:: Data in this exercise ::
/---

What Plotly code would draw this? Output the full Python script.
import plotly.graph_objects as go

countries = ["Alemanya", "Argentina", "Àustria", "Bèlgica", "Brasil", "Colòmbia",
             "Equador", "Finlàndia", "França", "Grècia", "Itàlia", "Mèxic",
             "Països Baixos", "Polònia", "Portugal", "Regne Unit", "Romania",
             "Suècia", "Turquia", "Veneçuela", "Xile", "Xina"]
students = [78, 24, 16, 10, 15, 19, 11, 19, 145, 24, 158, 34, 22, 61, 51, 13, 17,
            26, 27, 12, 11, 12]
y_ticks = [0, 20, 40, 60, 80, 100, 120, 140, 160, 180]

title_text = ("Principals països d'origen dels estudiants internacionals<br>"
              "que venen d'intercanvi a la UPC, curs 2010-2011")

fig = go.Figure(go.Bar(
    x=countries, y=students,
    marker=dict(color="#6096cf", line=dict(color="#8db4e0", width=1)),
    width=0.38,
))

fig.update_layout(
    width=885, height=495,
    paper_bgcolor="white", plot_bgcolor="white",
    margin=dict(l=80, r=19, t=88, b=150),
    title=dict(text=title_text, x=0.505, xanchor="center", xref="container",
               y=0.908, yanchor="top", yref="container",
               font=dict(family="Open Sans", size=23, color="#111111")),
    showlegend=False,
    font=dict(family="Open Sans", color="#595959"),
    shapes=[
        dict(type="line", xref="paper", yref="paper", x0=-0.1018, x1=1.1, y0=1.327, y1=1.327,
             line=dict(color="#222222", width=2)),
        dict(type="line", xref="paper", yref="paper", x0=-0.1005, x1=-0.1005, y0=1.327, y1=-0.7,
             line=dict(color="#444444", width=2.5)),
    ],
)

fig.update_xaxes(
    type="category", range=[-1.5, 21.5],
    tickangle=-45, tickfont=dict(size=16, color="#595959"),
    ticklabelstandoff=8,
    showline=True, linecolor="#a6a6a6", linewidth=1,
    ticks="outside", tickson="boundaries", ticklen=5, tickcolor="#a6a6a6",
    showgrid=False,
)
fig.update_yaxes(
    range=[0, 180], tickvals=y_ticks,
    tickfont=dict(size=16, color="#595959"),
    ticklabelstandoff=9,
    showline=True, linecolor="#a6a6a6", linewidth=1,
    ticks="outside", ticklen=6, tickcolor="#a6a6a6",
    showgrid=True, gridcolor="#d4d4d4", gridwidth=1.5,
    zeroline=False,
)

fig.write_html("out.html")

\---
/---

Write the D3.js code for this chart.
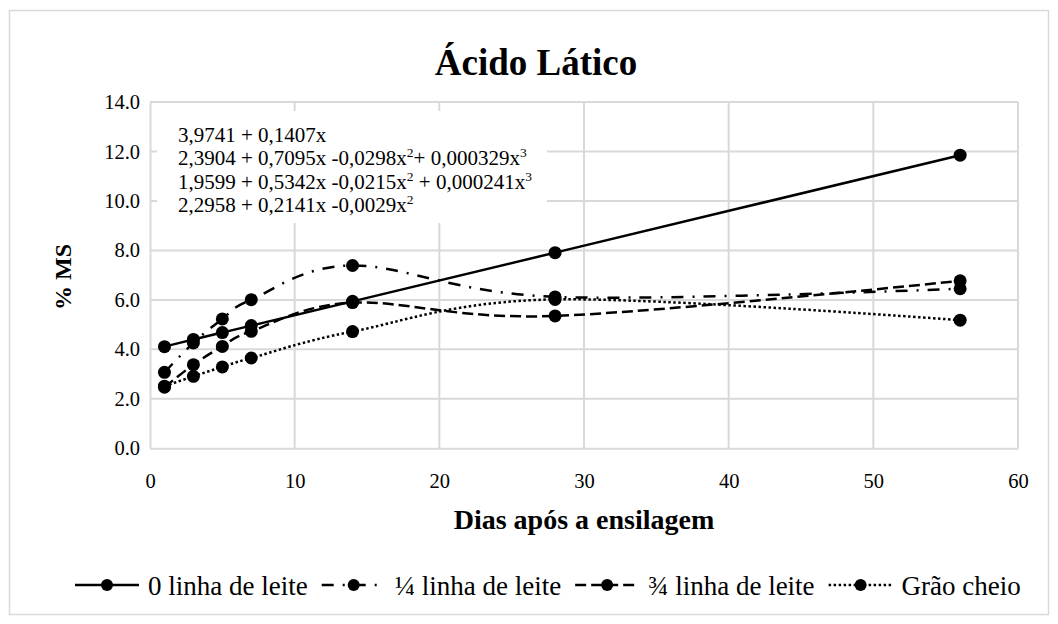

\---

:: What is expected ::
Exactly reproduce the lines that run from the line bearing "What Plotly code" through the line bearing "import plotly.graph_objects as go", with both end lines included.

:: Final result ::
What Plotly code would draw this? Output the full Python script.
import plotly.graph_objects as go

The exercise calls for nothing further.